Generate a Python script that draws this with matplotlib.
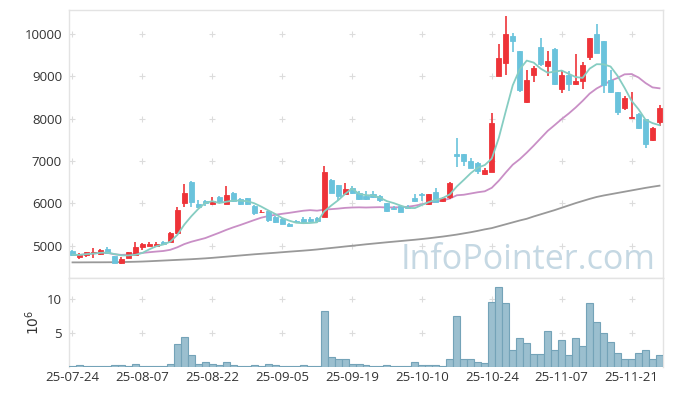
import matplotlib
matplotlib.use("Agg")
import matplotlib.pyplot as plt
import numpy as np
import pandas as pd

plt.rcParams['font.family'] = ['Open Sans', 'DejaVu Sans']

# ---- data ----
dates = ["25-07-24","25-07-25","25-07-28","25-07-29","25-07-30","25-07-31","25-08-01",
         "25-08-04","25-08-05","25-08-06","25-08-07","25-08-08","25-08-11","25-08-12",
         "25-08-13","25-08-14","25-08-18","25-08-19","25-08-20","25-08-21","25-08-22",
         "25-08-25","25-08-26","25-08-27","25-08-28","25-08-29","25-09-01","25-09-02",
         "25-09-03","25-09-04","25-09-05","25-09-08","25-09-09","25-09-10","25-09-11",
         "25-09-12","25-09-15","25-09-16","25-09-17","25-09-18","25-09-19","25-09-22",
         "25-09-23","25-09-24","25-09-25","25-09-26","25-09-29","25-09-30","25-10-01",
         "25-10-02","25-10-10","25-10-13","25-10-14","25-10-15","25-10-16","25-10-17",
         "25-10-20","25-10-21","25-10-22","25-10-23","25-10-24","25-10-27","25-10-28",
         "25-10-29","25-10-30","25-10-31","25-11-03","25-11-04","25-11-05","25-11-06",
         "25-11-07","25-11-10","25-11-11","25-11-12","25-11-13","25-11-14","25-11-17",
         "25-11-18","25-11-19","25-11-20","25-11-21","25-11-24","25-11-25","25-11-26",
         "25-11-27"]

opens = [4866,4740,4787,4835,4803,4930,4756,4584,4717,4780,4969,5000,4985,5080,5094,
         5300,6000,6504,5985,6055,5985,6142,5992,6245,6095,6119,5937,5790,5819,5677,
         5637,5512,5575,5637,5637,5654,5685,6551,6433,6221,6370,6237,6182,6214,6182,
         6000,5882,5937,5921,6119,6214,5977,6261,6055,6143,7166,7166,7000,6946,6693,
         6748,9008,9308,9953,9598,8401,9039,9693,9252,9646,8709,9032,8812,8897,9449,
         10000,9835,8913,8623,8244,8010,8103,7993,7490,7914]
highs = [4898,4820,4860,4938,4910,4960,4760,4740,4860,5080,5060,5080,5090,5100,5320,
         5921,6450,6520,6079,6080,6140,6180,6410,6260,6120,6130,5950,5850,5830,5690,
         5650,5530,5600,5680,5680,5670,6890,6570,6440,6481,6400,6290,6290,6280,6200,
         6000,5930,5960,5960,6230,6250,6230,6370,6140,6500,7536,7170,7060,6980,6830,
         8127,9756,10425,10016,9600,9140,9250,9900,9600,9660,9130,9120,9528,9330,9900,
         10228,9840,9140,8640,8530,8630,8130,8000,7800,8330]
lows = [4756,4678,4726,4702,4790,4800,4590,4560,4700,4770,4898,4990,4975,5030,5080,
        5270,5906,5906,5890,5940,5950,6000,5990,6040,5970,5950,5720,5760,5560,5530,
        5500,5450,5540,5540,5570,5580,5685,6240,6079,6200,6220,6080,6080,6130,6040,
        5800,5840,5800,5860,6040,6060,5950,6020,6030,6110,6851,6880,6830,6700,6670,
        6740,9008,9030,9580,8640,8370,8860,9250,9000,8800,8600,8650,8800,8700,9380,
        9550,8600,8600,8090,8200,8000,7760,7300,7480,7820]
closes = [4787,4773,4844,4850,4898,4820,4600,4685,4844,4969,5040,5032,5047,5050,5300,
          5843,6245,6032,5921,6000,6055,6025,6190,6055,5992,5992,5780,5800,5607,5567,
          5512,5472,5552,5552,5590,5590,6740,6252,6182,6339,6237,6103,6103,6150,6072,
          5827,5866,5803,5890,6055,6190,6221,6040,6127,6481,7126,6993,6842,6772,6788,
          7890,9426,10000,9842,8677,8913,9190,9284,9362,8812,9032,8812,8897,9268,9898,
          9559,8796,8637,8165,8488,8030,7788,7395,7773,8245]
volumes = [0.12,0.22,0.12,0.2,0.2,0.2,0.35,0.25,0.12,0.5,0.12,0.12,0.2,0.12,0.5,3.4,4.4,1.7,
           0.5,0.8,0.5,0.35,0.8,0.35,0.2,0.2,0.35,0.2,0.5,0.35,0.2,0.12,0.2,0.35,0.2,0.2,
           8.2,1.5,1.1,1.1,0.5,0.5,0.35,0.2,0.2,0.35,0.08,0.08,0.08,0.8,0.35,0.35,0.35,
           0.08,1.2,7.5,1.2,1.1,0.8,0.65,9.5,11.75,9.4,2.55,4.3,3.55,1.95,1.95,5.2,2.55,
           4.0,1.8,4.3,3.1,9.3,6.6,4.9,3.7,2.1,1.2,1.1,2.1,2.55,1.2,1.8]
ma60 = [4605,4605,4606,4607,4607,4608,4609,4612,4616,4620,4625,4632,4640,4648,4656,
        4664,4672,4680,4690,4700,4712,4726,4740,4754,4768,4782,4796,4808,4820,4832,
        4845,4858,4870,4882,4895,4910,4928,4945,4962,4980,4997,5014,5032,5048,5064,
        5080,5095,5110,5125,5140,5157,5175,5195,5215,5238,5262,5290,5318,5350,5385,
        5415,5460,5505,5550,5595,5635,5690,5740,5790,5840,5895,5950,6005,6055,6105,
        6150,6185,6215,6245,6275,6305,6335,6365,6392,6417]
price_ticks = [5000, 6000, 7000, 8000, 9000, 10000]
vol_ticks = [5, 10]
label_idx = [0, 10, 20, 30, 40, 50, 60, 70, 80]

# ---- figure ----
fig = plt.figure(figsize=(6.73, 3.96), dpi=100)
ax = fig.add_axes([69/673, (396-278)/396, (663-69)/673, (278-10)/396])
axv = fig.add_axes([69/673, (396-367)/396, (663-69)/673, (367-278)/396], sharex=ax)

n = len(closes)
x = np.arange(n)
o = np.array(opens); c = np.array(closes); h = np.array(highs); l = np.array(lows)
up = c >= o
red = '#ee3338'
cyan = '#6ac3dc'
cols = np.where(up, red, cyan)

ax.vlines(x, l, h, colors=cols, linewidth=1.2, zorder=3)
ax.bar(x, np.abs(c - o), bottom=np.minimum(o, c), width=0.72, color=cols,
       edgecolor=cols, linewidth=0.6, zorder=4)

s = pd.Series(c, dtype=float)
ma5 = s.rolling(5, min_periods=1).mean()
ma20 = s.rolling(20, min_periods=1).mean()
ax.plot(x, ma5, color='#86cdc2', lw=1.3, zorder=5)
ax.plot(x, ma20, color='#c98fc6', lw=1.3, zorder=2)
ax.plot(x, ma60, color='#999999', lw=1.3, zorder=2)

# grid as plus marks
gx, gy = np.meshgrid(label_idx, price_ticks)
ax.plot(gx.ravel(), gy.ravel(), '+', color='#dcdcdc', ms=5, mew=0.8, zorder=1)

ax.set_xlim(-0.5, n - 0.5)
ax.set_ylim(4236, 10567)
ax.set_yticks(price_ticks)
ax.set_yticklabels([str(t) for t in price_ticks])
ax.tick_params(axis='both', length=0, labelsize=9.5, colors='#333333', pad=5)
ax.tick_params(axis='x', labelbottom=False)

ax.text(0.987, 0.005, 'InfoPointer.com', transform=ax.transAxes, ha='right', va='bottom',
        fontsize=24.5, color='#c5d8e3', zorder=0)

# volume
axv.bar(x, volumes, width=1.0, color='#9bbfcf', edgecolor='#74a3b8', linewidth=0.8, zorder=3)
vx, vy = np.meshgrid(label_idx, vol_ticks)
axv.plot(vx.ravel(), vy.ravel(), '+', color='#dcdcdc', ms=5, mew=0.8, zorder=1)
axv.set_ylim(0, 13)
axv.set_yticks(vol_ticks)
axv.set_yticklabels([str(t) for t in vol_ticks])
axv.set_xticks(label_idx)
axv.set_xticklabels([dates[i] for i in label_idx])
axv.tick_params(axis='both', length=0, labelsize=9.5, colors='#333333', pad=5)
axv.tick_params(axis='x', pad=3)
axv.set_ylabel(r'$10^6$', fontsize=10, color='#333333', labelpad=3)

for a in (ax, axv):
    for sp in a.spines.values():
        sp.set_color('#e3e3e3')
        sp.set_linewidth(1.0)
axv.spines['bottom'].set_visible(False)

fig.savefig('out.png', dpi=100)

--*--

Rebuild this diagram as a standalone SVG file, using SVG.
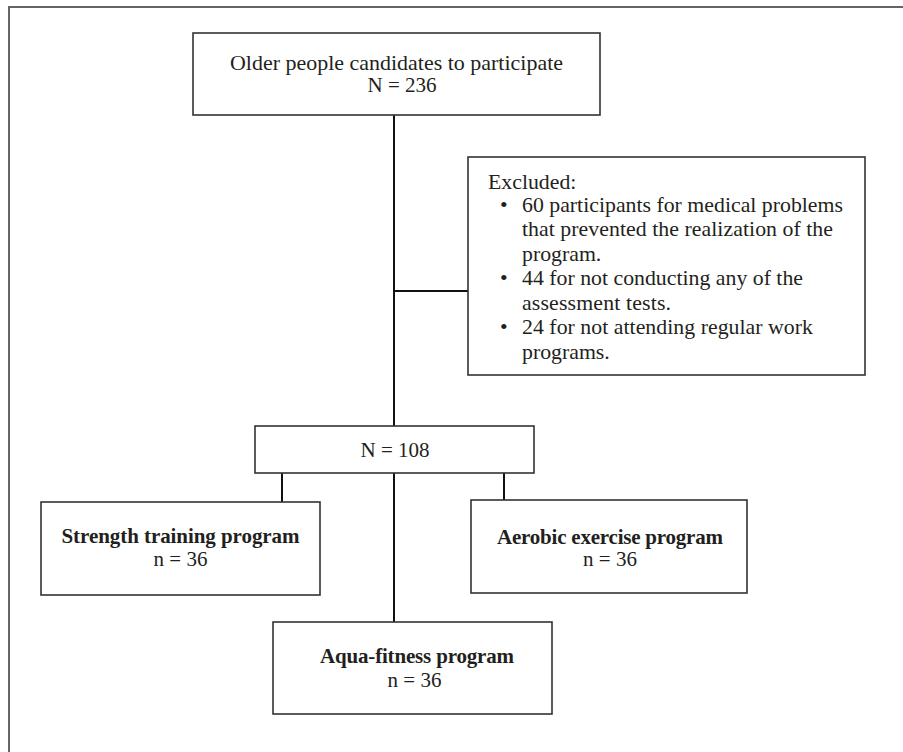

--*--

• [Task to carry out]: Leave out the pictures and quote exactly the lines from the one where "Generate a Python" appears to the one where "plt.rcParams['font.family'] = ['Open" appears, both ends counted.

• [Response]:
Generate a Python script that draws this with matplotlib.
import matplotlib
matplotlib.use("Agg")
import matplotlib.pyplot as plt
import numpy as np
import pandas as pd

plt.rcParams['font.family'] = ['Open Sans', 'DejaVu Sans']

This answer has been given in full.